* What to work on: Starting at the line that contains "Emit a LaTeX" and stopping after the line that contains "(0,0) rectangle (1000,409);", copy the lines exactly. Pictures are left out.

[begin Dataset extract]

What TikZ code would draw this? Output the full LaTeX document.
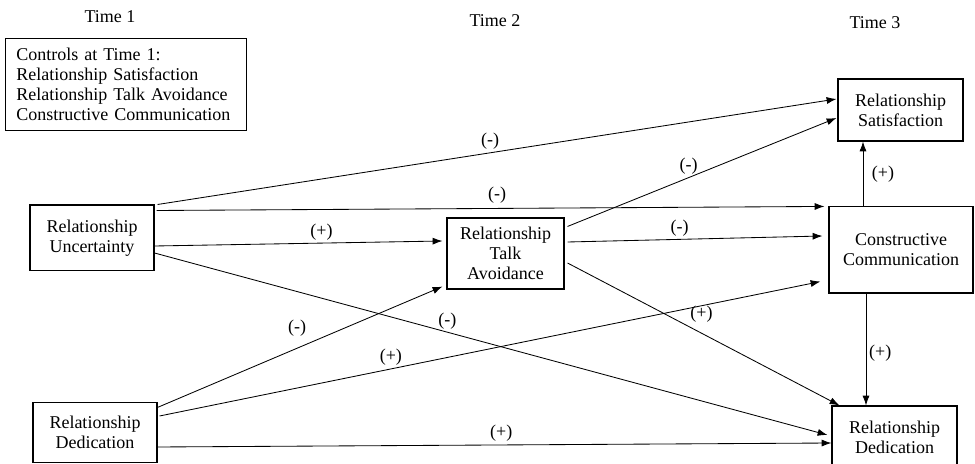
\documentclass[tikz,border=0pt]{standalone}
\usepackage{fontspec}
\setmainfont{Liberation Serif}
\usetikzlibrary{arrows.meta}

\begin{document}
\begin{tikzpicture}[x=0.025cm,y=-0.025cm]
                        \tikzstyle{box}=[draw, line width=0.75pt, align=center, inner sep=0pt, font=\fontsize{12.8}{14.3}\selectfont]
                        \tikzstyle{link}=[-{Latex[length=7pt,width=5pt]}, line width=0.6pt]
                        \tikzstyle{sign}=[inner sep=2pt, font=\fontsize{12.8}{14.3}\selectfont]
                        \tikzstyle{time}=[font=\fontsize{12.8}{14.3}\selectfont]
                        \useasboundingbox (0,0) rectangle (975,464);
                        \node[time] (t1) at (110,17) {Time 1};
                        \node[time] (t2) at (495,21) {Time 2};
                        \node[time] (t3) at (875,23) {Time 3};
                        \node[box, anchor=north west, align=left, text width=156pt,
                              minimum width=171.4pt, minimum height=65.4pt] (ctrl) at (5,38)
                            {Controls at Time 1:\\Relationship Satisfaction\\Relationship Talk Avoidance\\Constructive Communication};
                        \node[box, minimum width=88.2pt, minimum height=46.9pt] (ru) at (92,238) {Relationship\\Uncertainty};
                        \node[box, minimum width=88.2pt, minimum height=42pt] (rdl) at (95,432.5) {Relationship\\Dedication};
                        \node[box, minimum width=83.2pt, minimum height=50.5pt] (ta) at (505.5,253.5) {Relationship\\Talk\\Avoidance};
                        \node[box, minimum width=88.9pt, minimum height=44.1pt] (rs) at (900.5,110) {Relationship\\Satisfaction};
                        \node[box, minimum width=102.4pt, minimum height=61.2pt] (cc) at (901,250) {Constructive\\Communication};
                        \node[box, minimum width=88.9pt, minimum height=44.1pt] (rdr) at (894.5,437) {Relationship\\Dedication};
                        \draw[link] ([shift={(3,0)}]ru.north east) -- node[sign, pos=0.49, above] {(-)} ([shift={(-1,-11)}]rs.west);
                        \draw[link] ([shift={(2,6)}]ru.north east) -- node[sign, pos=0.51, above, yshift=1pt] {(-)} ([shift={(-4,0)}]cc.north west);
                        \draw[link] ([shift={(0,8)}]ru.east) -- node[sign, pos=0.58, above] {(+)} ([shift={(-4,-12.5)}]ta.west);
                        \draw[link] ([shift={(0,15)}]ru.east) -- node[sign, pos=0.435, above] {(-)} ([shift={(-4,-2)}]rdr.west);
                        \draw[link] ([shift={(3,9)}]ta.north east) -- node[sign, pos=0.45, above] {(-)} ([shift={(-1,8)}]rs.west);
                        \draw[link] ([shift={(3,-11.5)}]ta.east) -- node[sign, pos=0.44, above] {(-)} ([shift={(-6,-14)}]cc.west);
                        \draw[link] ([shift={(3,9.5)}]ta.east) -- node[sign, pos=0.44, above right] {(+)} ([shift={(8,0)}]rdr.north west);
                        \draw[link] ([shift={(0,5)}]rdl.north east) -- node[sign, pos=0.49, above, yshift=6pt] {(-)} ([shift={(-4,-3)}]ta.south west);
                        \draw[link] ([shift={(2,-16.5)}]rdl.east) -- node[sign, pos=0.35, above] {(+)} ([shift={(-8,-12)}]cc.south west);
                        \draw[link] ([shift={(0,14.5)}]rdl.east) -- node[sign, pos=0.51, above] {(+)} ([shift={(0,6)}]rdr.west);
                        \draw[link] ([shift={(-38,0)}]cc.north) -- node[sign, right, xshift=4pt] {(+)} ([shift={(-37.5,0)}]rs.south);
                        \draw[link] ([shift={(-35,0)}]cc.south) -- node[sign, pos=0.53, right] {(+)} ([shift={(-28.5,0)}]rdr.north);
\end{tikzpicture}
\end{document}
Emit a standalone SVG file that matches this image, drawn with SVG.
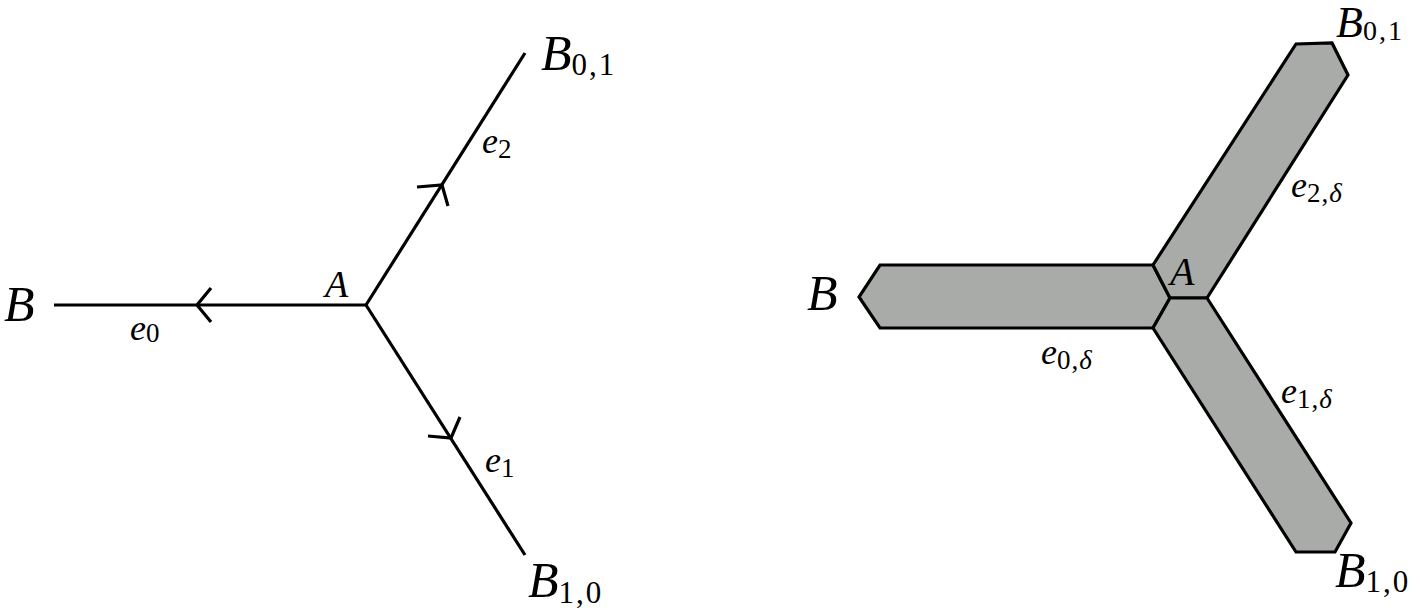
<svg xmlns="http://www.w3.org/2000/svg" width="1420" height="612" viewBox="0 0 1420 612">
<style>
  .lbl { font-family: "Liberation Serif", "DejaVu Serif", serif; font-style: italic; fill: #000; }
  .big { font-size: 50px; }
  .mid { font-size: 38px; }
  .el { font-size: 36px; }
  .sub { font-style: normal; }
  .sub-b { font-size: 31px; letter-spacing: 2px; }
  .sub-e { font-size: 27px; letter-spacing: 1px; }
  .it { font-style: italic; }
  .edge { stroke: #000; stroke-width: 3.2; fill: none; stroke-linecap: butt; }
  .chev { stroke: #000; stroke-width: 3.2; fill: none; stroke-linejoin: miter; }
  .strip { fill: #a9aba9; stroke: #000; stroke-width: 3.2; stroke-linejoin: miter; }
</style>
<rect width="1420" height="612" fill="#fff"/>

<!-- Left panel: graph -->
<g id="connectors">
  <line class="edge" x1="54" y1="305" x2="366" y2="305"/>
  <line class="edge" x1="366" y1="305" x2="525" y2="53"/>
  <line class="edge" x1="366" y1="305" x2="525" y2="555"/>
  <polyline class="chev" points="211,288 197,305 211,322"/>
  <polyline class="chev" points="417,187 442,185 448,206"/>
  <polyline class="chev" points="428,436 451,438 460,417"/>
  <text class="lbl el" x="130" y="340">e<tspan class="sub sub-e" dy="2">0</tspan></text>
  <text class="lbl el" x="482" y="153">e<tspan class="sub sub-e" dy="5">2</tspan></text>
  <text class="lbl el" x="485" y="472">e<tspan class="sub sub-e" dy="5">1</tspan></text>
</g>
<g id="node-B">
  <text class="lbl big" x="4" y="321">B</text>
</g>
<g id="node-A">
  <text class="lbl mid" x="325" y="297">A</text>
</g>
<g id="node-B01">
  <text class="lbl big" x="541" y="70">B<tspan class="sub sub-b" dy="5">0,1</tspan></text>
</g>
<g id="node-B10">
  <text class="lbl big" x="528" y="597">B<tspan class="sub sub-b" dy="6">1,0</tspan></text>
</g>

<!-- Right panel: thickened graph -->
<g id="strip-e0">
  <polygon class="strip" points="880,265 1153,265 1170,298 1153,328 880,328 859,297"/>
  <text class="lbl el" x="1041" y="364">e<tspan class="sub sub-e" dy="5">0,</tspan><tspan class="it sub-e">δ</tspan></text>
</g>
<g id="strip-e2">
  <polygon class="strip" points="1153,265 1296,44 1332,43 1348,75 1207,298 1170,298"/>
  <text class="lbl el" x="1291" y="197">e<tspan class="sub sub-e" dy="5">2,</tspan><tspan class="it sub-e">δ</tspan></text>
</g>
<g id="strip-e1">
  <polygon class="strip" points="1153,328 1170,298 1207,298 1351,523 1335,552 1296,552"/>
  <text class="lbl el" x="1281" y="403">e<tspan class="sub sub-e" dy="5">1,</tspan><tspan class="it sub-e">δ</tspan></text>
</g>
<g id="node-B-right">
  <text class="lbl big" x="807" y="310">B</text>
</g>
<g id="node-A-right">
  <text class="lbl" style="font-size:40px" x="1170" y="285">A</text>
</g>
<g id="node-B01-right">
  <text class="lbl" style="font-size:44px" x="1336" y="37">B<tspan class="sub" style="font-size:28px;letter-spacing:2px" dy="3">0,1</tspan></text>
</g>
<g id="node-B10-right">
  <text class="lbl big" x="1335" y="587">B<tspan class="sub sub-b" dy="5">1,0</tspan></text>
</g>
</svg>
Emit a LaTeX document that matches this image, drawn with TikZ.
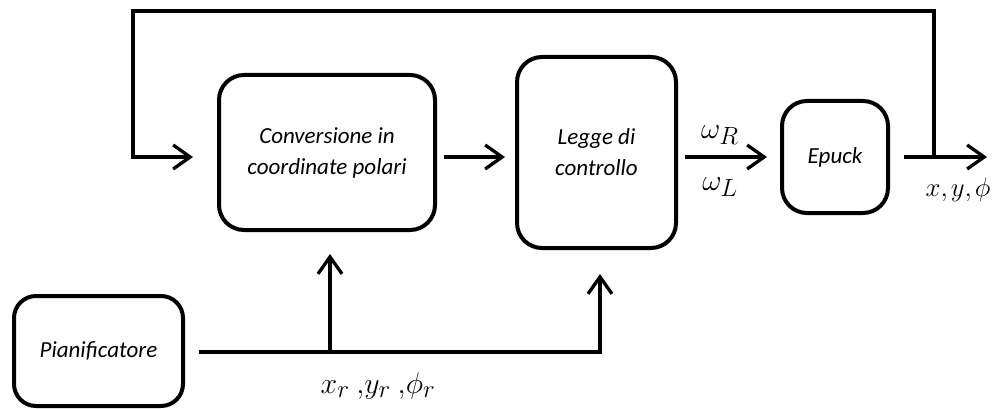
\documentclass[tikz,border=0pt]{standalone}
\usepackage{fontspec}
\setmainfont{Carlito}
\usetikzlibrary{arrows.meta}
\begin{document}
\begin{tikzpicture}[x=1pt,y=-1pt,
  block/.style={draw, line width=4pt, rounded corners=25pt, align=center,
    inner sep=0pt, font=\fontsize{23}{31}\selectfont\itshape},
  wire/.style={line width=3.3pt},
  conn/.style={wire, -{Straight Barb[length=17pt,width=24pt]}},
  sig/.style={inner sep=0pt, font=\fontsize{24.88}{28}\selectfont, scale=1.2, transform shape}]
\useasboundingbox (0,0) rectangle (1000,409);

% blocks
\node[block, minimum width=216pt, minimum height=155pt] (conv) at (327,152.5) {Conversione in\\coordinate polari};
\node[block, minimum width=159pt, minimum height=191pt] (legge) at (596.5,152.5) {Legge di\\controllo};
\node[block, minimum width=106pt, minimum height=112pt] (epuck) at (835,157) {Epuck};
\node[block, minimum width=169pt, minimum height=110pt, rounded corners=22pt] (plan) at (98.5,351) {Pianificatore};

% helper points
\coordinate (fb) at (934,157);
\coordinate (fbtop) at (934,11);
\coordinate (fbleft) at (133,11);
\coordinate (out) at (987,157);
\coordinate (tap) at (330,352);
\coordinate (bend) at (600,352);

% forward path
\draw[conn, shorten <=7pt, shorten >=10pt] (conv.east |- epuck.center) -- (legge.west |- epuck.center);
\draw[conn, shorten <=7pt, shorten >=13pt] (legge.east |- epuck.center) -- (epuck.west);
\draw[conn, shorten <=14pt] (epuck.east) -- (out);

% feedback loop
\draw[conn, shorten >=24pt] (fb) -- (fbtop) -- (fbleft) |- (conv.west |- epuck.center);

% reference from the planner
\draw[conn, shorten <=14pt, shorten >=24pt] (plan.east |- bend) -- (bend) -- (bend |- legge.south);
\draw[conn, shorten >=22pt] (tap) -- (tap |- conv.south);

% signal labels
\node[sig] (wr) at (720,135) {$\omega_R$};
\node[sig] (wl) at (720,187) {$\omega_L$};
\node[sig, scale=0.9] (pose) at (958,190) {$x{,}\mkern2mu y{,}\mkern2mu\phi$};
\node[sig] (ref) at (378,386) {$x_r\ {,}y_r\ {,}\phi_r$};
\end{tikzpicture}
\end{document}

[end Dataset extract]

* Task response:
Emit a LaTeX document that matches this image, drawn with TikZ.
\documentclass[tikz,border=0pt]{standalone}
\usepackage{fontspec}
\setmainfont{Carlito}
\usetikzlibrary{arrows.meta}
\begin{document}
\begin{tikzpicture}[x=1pt,y=-1pt,
  block/.style={draw, line width=4pt, rounded corners=25pt, align=center,
    inner sep=0pt, font=\fontsize{23}{31}\selectfont\itshape},
  wire/.style={line width=3.3pt},
  conn/.style={wire, -{Straight Barb[length=17pt,width=24pt]}},
  sig/.style={inner sep=0pt, font=\fontsize{24.88}{28}\selectfont, scale=1.2, transform shape}]
\useasboundingbox (0,0) rectangle (1000,409);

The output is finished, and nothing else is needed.